5 commentaires à propos de “#40 jours #prologue | l’envers vide du décor”

  1. Ces lieux, que tes innombrables marches à travers la ville découvrent, prennent une grande inspiration sous tes mots. L’impression qu’ils reviennent à la vie. Tous tes « ceci » me font penser à cela : tu lèves le voile sur de beaux secrets. Merci.

  2. Y’a un truc viandard au début, entre les nuggets et le bœuf, je me suis imaginé que tu allais poursuivre et ça faisait drôle parce que , la viande, plus grand monde n’en parle en ce moment (à part peut-être les poétesses : Marcela Saldaño et une autre, française dont le nom ne me revient, pas, bref…).
    Le petit train répond aussi aux forains. Ça promet !

    • Merci Emmanuelle, oui la viande j’ai envie d’en parler, merci de m’avoir indiqué Marcela Saldaño que je ne connais pas.

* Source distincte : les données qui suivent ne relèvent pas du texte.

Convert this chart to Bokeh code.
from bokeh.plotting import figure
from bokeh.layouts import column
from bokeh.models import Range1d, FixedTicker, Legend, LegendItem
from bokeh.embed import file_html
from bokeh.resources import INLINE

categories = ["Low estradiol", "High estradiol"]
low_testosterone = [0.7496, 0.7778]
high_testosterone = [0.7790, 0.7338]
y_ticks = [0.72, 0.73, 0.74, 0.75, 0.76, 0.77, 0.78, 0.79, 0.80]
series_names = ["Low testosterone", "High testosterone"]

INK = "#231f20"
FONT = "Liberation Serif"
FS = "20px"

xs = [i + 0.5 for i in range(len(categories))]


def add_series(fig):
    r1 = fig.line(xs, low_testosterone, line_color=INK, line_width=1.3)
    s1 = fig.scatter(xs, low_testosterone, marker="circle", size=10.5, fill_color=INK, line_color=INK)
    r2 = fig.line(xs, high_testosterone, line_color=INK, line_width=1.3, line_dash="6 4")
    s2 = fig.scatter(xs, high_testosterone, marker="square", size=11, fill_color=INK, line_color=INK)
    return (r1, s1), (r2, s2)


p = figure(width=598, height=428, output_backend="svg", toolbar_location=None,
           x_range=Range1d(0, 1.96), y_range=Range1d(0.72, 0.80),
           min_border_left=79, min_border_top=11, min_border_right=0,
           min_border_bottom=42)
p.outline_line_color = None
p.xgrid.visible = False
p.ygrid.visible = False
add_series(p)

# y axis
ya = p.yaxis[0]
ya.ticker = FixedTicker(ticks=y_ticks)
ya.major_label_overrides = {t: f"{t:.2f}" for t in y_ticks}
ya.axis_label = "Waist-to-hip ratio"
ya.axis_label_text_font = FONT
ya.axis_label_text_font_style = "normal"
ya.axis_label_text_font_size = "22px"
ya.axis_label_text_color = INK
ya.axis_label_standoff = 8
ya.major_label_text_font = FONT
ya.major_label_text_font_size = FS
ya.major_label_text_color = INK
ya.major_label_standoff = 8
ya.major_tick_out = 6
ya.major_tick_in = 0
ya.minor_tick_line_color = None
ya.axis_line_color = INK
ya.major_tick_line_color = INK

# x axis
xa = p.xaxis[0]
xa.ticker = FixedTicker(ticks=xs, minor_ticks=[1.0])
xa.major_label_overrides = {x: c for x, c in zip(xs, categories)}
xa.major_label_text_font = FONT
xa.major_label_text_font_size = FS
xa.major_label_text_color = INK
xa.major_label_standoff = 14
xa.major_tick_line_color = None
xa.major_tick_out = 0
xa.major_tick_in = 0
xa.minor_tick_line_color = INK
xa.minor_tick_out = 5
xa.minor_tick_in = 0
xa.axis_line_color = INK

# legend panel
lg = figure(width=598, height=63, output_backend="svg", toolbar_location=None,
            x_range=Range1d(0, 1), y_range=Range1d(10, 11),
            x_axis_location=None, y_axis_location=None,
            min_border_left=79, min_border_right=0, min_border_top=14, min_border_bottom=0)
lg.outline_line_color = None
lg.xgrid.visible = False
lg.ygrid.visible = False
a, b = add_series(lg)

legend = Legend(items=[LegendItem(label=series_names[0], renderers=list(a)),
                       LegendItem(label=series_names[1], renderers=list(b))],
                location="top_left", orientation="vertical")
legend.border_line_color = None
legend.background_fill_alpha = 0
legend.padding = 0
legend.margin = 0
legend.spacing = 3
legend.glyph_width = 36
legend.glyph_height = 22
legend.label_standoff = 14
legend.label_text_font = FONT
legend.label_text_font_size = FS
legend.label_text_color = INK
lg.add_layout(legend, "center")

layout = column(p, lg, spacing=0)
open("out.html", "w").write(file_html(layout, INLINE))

  3. Nadar à Marseille, encore une découverte ! https://tourisme-marseille.com/fiche/atelier-nadar-studio-photographique-77-la-canebiere-marseille/
    Ton sujet est si vaste par rapport à mon minuscule Lissieu qu’il donne envie d’en savoir plus à chaque pas. Très ambitieux et si complexe ! Bon courage. Parle-nous du Pharo à l’occasion, c’est le seul endroit que je connaisse un peu pour avoir logé chez qqn qui habitait un immeuble sur pilotis en face du parc.